St. Julian Falconieri Catholic Church (St. Juliana) is the first Roman Catholic church in Red Cloud, Nebraska, built in 1883. Abandoned by parishioners in 1903, the church was turned into a residence in 1906 after the completion of a new catholic church. Its conversion to a home altered much of the original structure, which was restored by the Willa Cather Foundation (then the Willa Cather Pioneer Memorial) after its donation to them in 1967. The church has historical significance due to its connection to the famous author, Willa Cather, especially because it was where Annie Sadilek Pavelka (the inspiration for Cather's My Ántonia) was married and her illegitimate child, baptized. Both the Willa Cather Foundation and the state of Nebraska have owned the church and, in fact, was operated cooperatively from 1994 to 2018. However, as part of the Willa Cather State Historic Sites, St. Juliana was returned to the foundation in 2019. Today, the church is available for tours and, as part of the Willa Cather Thematic Group, listed on the National Register of Historic Places since 1981.

==Early history==
In 1882, J. L. Miner offered land near the Burlington depot to build St. Juliana Falconieri Catholic Church, so named after his wife, Julia Miner. In 1883 (the year Willa Cather moved to Red Cloud), the church was constructed using bricks made of native clay and fired by the Ludlow Brick Company in Red Cloud, a business mentioned in Cather's ‘’The Song of the Lark’’. Its front and side facades were built with three bays containing tall, two over two double-hung sash, routed floral motifs and stilted segmentally arched hoods. The windows were of “poor man’s stained glass” and the entrance had double doors with a halved transom. Other original features included a braced hood over the entrance and a wood balustrade, which were replicated by the Willa Cather Foundation in the 1968-69 restoration. Though there was a belfry, the building never had a bell. Instead, to indicate the time for mass, the train engineer used a certain pattern of whistling as the priest did not live in Red Cloud but came by train. Cottonwoods planted by the original parishioners still shade the roof of St. Juliana.

==Restoration==
The heirs of Ethel Barnes donated St. Juliana to the Willa Cather Foundation in 1968, and restoration began with an estimated cost of $4,500 and plans that included installing an eight-foot cupola on top of the church and tearing out partitions. The first step was to tear all of the new features out (ceiling, plaster, wiring, etc.) but were careful to leave the original framing. During the project, they found doors that used to be windows and a window that had been the front door, plus a stove pipe hole above where the altar had been.

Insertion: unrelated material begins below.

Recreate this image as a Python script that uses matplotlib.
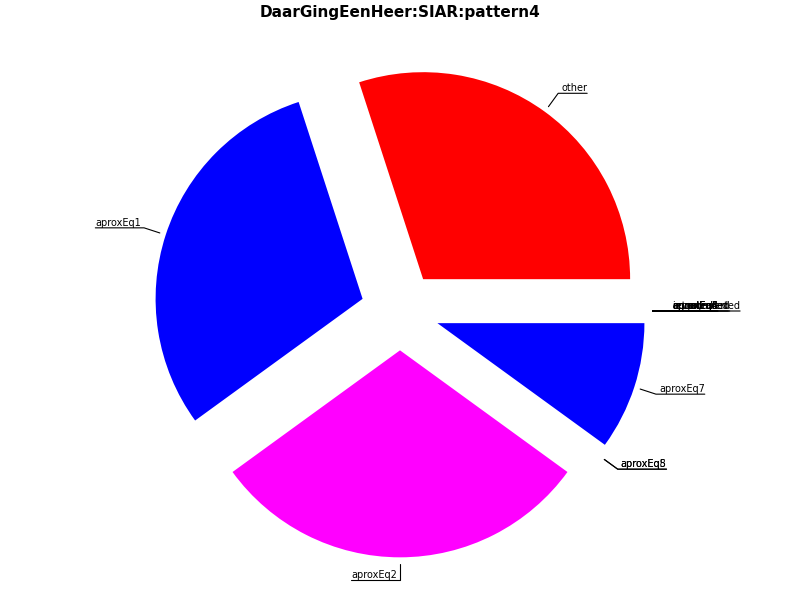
import numpy as np
import matplotlib
matplotlib.use("Agg")
import matplotlib.pyplot as plt

# ---- data ----
labels = ["other", "aproxEq1", "aproxEq2", "aproxEq5", "aproxEq8", "aproxEq7",
          "equal", "inverted", "retrograded", "augmented",
          "aproxEq3", "aproxEq4", "aproxEq6", "equalInverted"]
values = [3, 3, 3, 0, 0, 1, 0, 0, 0, 0, 0, 0, 0, 0]
colors = ["#FF0000", "#0000FF", "#FF00FF", "#00FFFF", "#00FF00", "#0000FF",
          "#FFFF00", "#00FFFF", "#00FF00", "#FF8000",
          "#808080", "#800080", "#008080", "#000080"]
title = "DaarGingEenHeer:SIAR:pattern4"

# ---- figure ----
fig = plt.figure(figsize=(8, 6), dpi=100)
ax = fig.add_axes([0, 0, 1, 1])
R = 207.0  # pixels per data unit (pie radius)

wedges, _ = ax.pie(values, colors=colors, explode=[0.19] * len(values),
                   startangle=0, counterclock=True)

vals = np.asarray(values, dtype=float)
fracs = vals / vals.sum()
starts = 360.0 * np.concatenate([[0.0], np.cumsum(fracs)[:-1]])
mids = starts + 180.0 * fracs
pad = 3.0 / R

for ang, lab in zip(mids, labels):
    cx = np.cos(np.deg2rad(ang))
    cy = np.sin(np.deg2rad(ang))
    if abs(cx) < 1e-6:
        cx = 0.0
    if abs(cy) < 1e-6:
        cy = 0.0
    if cx <= 0:
        ha, relpos, dx = "right", (0, 0), -pad
    else:
        ha, relpos, dx = "left", (1, 0), pad
    if cy == 0.0:
        cs = "arc3,rad=0"
    else:
        cs = f"angle,angleA=0,angleB={ang}"
    ax.annotate(lab, xy=(1.22 * cx, 1.22 * cy),
                xytext=(1.3 * cx + dx, 1.3 * cy),
                ha=ha, va="bottom", fontsize=7, color="black",
                arrowprops=dict(arrowstyle="-", color="black", lw=0.8,
                                shrinkA=0, shrinkB=0, relpos=relpos,
                                patchA=None, connectionstyle=cs))

ax.set_xlim(-400 / R, 400 / R)
ax.set_ylim(-289 / R, 311 / R)
ax.set_aspect("auto")
ax.axis("off")

fig.text(0.5, 1 - 13 / 600, title, ha="center", va="center",
         fontsize=11, fontweight="bold")

fig.savefig("out.png", dpi=100)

Work on the outside of the church was guided by an old photograph. In 1969, the foundation received $25,000 from the Wood Charitable Fund to be used for St. Juliana and the Burlington Depot. Frank H. Wood and his wife, Nelle, knew Willa Cather as their classmate during her time at the University of Nebraska. In fact, she wrote the story of their wedding in a Lincoln newspaper. A dedication mass was held in 1970 to celebrate the completion of the restoration. This mass was opened by Sarah McPartland Delaney, whose Irish immigrant parents had brought her to St. Juliana 80 years before to be baptized. Sarah's first communion and confirmation had also been in the church, and she commented that “It looks, it feels the same as it did so many years ago.” Before the rededication, Mildred R. Bennett, first president of the Willa Cather Pioneer Memorial, encouraged the formation of a choir for St.Julian's.

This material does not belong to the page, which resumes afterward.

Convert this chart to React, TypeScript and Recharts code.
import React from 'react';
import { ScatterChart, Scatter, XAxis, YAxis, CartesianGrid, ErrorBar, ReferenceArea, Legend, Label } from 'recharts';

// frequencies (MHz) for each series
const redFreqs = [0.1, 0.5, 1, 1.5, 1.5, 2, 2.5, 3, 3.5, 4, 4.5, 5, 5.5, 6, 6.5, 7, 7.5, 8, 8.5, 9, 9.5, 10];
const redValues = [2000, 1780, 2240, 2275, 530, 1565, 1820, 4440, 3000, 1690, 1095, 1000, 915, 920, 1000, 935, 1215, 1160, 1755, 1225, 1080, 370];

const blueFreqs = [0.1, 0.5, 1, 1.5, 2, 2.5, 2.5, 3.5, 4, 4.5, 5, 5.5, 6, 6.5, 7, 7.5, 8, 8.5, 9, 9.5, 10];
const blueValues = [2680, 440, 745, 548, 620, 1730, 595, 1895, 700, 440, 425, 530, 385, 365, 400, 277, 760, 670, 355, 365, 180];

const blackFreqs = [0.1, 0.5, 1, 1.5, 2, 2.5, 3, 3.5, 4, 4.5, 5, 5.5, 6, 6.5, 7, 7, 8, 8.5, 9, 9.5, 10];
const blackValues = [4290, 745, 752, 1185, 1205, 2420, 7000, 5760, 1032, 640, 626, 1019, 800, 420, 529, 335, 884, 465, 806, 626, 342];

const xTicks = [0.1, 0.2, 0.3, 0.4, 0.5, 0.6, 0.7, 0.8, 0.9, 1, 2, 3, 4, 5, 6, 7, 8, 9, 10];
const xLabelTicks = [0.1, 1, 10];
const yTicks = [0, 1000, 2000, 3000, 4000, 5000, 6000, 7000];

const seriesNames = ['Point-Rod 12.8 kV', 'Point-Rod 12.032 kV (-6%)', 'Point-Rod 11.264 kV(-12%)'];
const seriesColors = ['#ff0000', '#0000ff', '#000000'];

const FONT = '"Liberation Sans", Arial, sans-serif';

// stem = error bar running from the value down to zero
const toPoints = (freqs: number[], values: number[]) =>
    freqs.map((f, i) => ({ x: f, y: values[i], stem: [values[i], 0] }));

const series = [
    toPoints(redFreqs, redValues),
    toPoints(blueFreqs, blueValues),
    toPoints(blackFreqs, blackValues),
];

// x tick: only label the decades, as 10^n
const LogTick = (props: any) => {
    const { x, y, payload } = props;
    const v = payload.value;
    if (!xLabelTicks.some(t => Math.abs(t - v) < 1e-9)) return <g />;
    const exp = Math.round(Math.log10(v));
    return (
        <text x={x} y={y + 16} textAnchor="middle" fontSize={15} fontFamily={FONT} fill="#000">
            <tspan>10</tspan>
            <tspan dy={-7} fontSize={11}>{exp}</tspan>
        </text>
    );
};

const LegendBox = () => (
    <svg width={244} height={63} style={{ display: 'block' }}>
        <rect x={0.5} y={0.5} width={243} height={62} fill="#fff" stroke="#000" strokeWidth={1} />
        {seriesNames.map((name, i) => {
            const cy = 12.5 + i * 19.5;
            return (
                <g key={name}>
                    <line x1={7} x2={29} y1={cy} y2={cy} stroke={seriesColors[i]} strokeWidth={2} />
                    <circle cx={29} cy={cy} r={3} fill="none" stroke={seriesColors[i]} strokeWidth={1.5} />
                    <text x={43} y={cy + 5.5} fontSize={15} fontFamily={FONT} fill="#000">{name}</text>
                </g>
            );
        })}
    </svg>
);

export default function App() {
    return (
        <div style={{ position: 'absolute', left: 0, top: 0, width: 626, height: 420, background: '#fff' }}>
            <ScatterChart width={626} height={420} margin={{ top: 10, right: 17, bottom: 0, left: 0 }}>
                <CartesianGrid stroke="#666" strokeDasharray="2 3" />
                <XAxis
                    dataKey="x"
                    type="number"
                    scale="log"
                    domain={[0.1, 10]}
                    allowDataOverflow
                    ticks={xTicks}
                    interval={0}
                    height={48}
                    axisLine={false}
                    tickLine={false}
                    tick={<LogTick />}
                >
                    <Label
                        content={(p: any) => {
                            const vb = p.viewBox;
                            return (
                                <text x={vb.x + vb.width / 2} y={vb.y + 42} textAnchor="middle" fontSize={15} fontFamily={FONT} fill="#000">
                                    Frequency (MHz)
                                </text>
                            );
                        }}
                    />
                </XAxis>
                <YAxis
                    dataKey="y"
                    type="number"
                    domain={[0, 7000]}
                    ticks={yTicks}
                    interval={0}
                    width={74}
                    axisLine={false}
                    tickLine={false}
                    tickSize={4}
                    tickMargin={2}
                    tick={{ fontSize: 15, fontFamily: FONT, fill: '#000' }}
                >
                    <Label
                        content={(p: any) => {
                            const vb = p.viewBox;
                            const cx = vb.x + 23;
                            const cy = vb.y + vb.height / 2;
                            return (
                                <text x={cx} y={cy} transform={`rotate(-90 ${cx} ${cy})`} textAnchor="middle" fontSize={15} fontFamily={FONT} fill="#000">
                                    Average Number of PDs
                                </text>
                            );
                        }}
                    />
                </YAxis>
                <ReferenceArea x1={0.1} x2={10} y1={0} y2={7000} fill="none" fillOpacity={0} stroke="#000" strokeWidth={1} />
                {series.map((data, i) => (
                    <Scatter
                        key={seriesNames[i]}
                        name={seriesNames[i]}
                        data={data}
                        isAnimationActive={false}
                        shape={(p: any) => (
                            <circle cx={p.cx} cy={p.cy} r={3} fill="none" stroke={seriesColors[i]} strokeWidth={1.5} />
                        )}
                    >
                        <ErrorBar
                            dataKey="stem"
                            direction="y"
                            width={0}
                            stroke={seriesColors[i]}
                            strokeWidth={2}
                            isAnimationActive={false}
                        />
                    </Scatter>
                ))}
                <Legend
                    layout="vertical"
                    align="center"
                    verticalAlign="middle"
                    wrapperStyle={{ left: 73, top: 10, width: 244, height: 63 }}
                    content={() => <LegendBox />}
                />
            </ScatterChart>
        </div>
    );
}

Though the restoration of St. Juliana was led by the Willa Cather Foundation, the site held regional interest, eliciting donations and offers of assistance from surrounding communities. In an issue of the ‘’Willa Cather Review’’ (12.2), there is a request for any plans, pictures, or furnishings that could be used to reconstruct the church, and other issues of the newsletter show local and regional, active participation. Carrie Miner Sherwood, a close friend of Willa Cather, and Margaret Kellet remembered the original church and acted as advisors for the project. Helen Obitz, one of the founders of the Willa Cather Foundation and antique collector, gave a walnut pulpit and pews. Other donations include a Gothic-style altar brought from Europe in 1905 (Sacred Heart Church, Red Cloud) and an 1876 Latin missal (St. Mary’s Catholic Church, Aurora) as well as gifts from Mr. and Mrs. Wilfred Miller (Superior), St. Mary’s Catholic Church (Odell), and the prior of Crosier Monastery (Hastings), along with the assistance and generosity of many others.

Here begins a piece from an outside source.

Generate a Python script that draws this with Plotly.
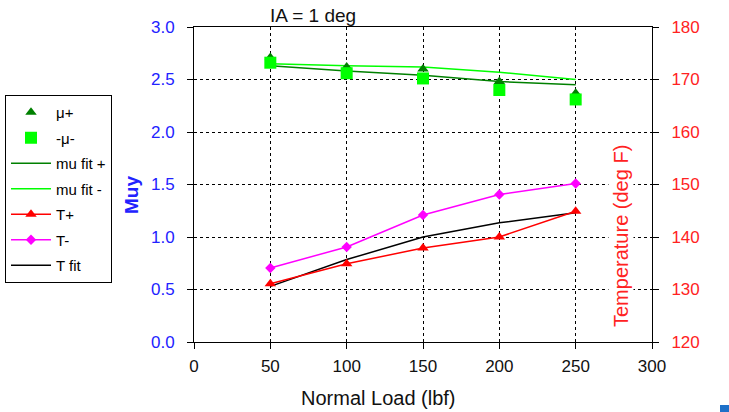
import plotly.graph_objects as go

loads = [50, 100, 150, 200, 250]
mu_plus = [2.71, 2.62, 2.60, 2.48, 2.37]
mu_minus = [2.66, 2.56, 2.51, 2.40, 2.31]
mu_fit_plus = [2.63, 2.58, 2.54, 2.48, 2.45]
mu_fit_minus = [2.65, 2.63, 2.62, 2.57, 2.50]
t_plus = [131.1, 134.9, 137.9, 140.0, 144.9]
t_minus = [134.1, 138.1, 144.2, 148.1, 150.2]
t_fit = [130.6, 135.7, 140.0, 142.7, 144.6]

FONT = "Liberation Sans, Arial, sans-serif"
fig = go.Figure()

fig.add_trace(go.Scatter(x=loads, y=mu_fit_plus, mode="lines", name="mu fit +",
                         line=dict(color="#008000", width=1.5), legendgroup="c", legendrank=3))
fig.add_trace(go.Scatter(x=loads, y=mu_fit_minus, mode="lines", name="mu fit -",
                         line=dict(color="#00FF00", width=1.5), legendgroup="d", legendrank=4))
fig.add_trace(go.Scatter(x=loads, y=mu_plus, mode="markers", name="μ+",
                         marker=dict(symbol="triangle-up", color="#008000", size=10),
                         legendgroup="a", legendrank=1))
fig.add_trace(go.Scatter(x=loads, y=mu_minus, mode="markers", name="-μ-",
                         marker=dict(symbol="square", color="#00FF00", size=12),
                         legendgroup="b", legendrank=2))
fig.add_trace(go.Scatter(x=loads, y=t_fit, mode="lines", name="T fit", yaxis="y2",
                         line=dict(color="black", width=1.5), legendgroup="g", legendrank=7))
fig.add_trace(go.Scatter(x=loads, y=t_plus, mode="lines+markers", name="T+", yaxis="y2",
                         line=dict(color="#FF0000", width=1.5),
                         marker=dict(symbol="triangle-up", color="#FF0000", size=10),
                         legendgroup="e", legendrank=5))
fig.add_trace(go.Scatter(x=loads, y=t_minus, mode="lines+markers", name="T-", yaxis="y2",
                         line=dict(color="#FF00FF", width=1.5),
                         marker=dict(symbol="diamond", color="#FF00FF", size=8),
                         legendgroup="f", legendrank=6))

W, H = 729, 412
L, R, T, B = 194, 77, 27, 70
pw, ph = W - L - R, H - T - B

def px(x):
    return (x - L) / pw

def py(y):
    return (H - B - y) / ph

fig.update_layout(
    width=W, height=H,
    margin=dict(l=L, r=R, t=T, b=B, autoexpand=False),
    paper_bgcolor="white", plot_bgcolor="white",
    font=dict(family=FONT, size=17, color="black"),
    showlegend=True,
    legend=dict(x=px(5), y=py(95), xanchor="left", yanchor="top",
                bordercolor="black", borderwidth=1, bgcolor="white",
                font=dict(size=15, family=FONT), traceorder="grouped",
                tracegroupgap=3, itemwidth=40),
    xaxis=dict(range=[0, 300], tickvals=[0, 50, 100, 150, 200, 250, 300],
               showgrid=True, gridcolor="black", griddash="dot", gridwidth=1,
               showline=True, linecolor="black", linewidth=1, mirror=True,
               ticks="outside", ticklen=6, tickcolor="black", ticklabelstandoff=3,
               tickfont=dict(size=17, color="#111111"), zeroline=False, automargin=False),
    yaxis=dict(range=[0, 3.0], tickvals=[0, 0.5, 1.0, 1.5, 2.0, 2.5, 3.0],
               tickformat=".1f",
               showgrid=True, gridcolor="black", griddash="dot", gridwidth=1,
               showline=True, linecolor="black", linewidth=1,
               ticks="outside", ticklen=6, tickcolor="black", ticklabelstandoff=9,
               tickfont=dict(size=17, color="#2222FF"), zeroline=False, automargin=False),
    yaxis2=dict(range=[120, 180], tickvals=[120, 130, 140, 150, 160, 170, 180],
                overlaying="y", side="right", showgrid=False,
                showline=True, linecolor="black", linewidth=1,
                ticks="outside", ticklen=6, tickcolor="black", ticklabelstandoff=9,
                tickfont=dict(size=17, color="#FF2222"), zeroline=False, automargin=False),
    annotations=[
        dict(text="IA = 1 deg", x=px(313), y=py(16), xref="paper", yref="paper",
             xanchor="center", yanchor="middle",
             showarrow=False, font=dict(size=19, color="#111111")),
        dict(text="Normal Load (lbf)", x=px(378), y=py(398), xref="paper", yref="paper",
             xanchor="center", yanchor="middle",
             showarrow=False, font=dict(size=20, color="#111111")),
        dict(text="<b>Muy</b>", x=px(131), y=py(195), xref="paper", yref="paper",
             xanchor="center", yanchor="middle",
             showarrow=False, textangle=-90, font=dict(size=19, color="#2222FF")),
        dict(text="Temperature (deg F)", x=px(621), y=py(236), xref="paper", yref="paper",
             xanchor="center", yanchor="middle",
             showarrow=False, textangle=-90, bgcolor="white",
             font=dict(size=20, color="#FF2222")),
    ],
    shapes=[dict(type="rect", xref="paper", yref="paper",
                 x0=px(720), x1=px(729), y0=py(412), y1=py(405),
                 fillcolor="#1E70C8", line=dict(width=0))],
)

fig.write_html("out.html")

==Connection to Willa Cather==
Willa is known to have attended mass at St. Juliana and many of her friends were active members, including the J. L. Miner family whose father had provided the land for the church. The family lived behind Willa Cather during her childhood in Red Cloud, and both the Willa Cather Childhood Home and the J. L. Miner House are among St. Juliana as part of the Willa Cather Thematic Group, owned and operated by the Willa Cather Foundation and open to the public. Cather had no doubt listened to the music produced inside St. Juliana; Mary and later, Irene Miner played the organ. Another Willa Cather literary connection to the church is through ‘’My Antonia.’’ The novel loosely follows the life of Anna Sadilek Pavelka (Ántonia Shimerda), who went by Annie and had worked for the J. L. Miner Family as well as other Red Cloud households. She and Cather were close friends during their youth. A friendship that lasted into their adulthood as shown by their correspondence as well as the gifts sent by Cather and her visits to Annie's family when she was in Red Cloud. Before Annie married John Pavelka at St. Juliana, James William Murphy proposed to her and they were married by a fake justice of the peace, unbeknownst to Annie. Murphy left her before a priest could arrive and since they were not legally married, she returned home to give birth to their daughter, who was baptized at St. Juliana. James William Murphy's father helped to establish the church.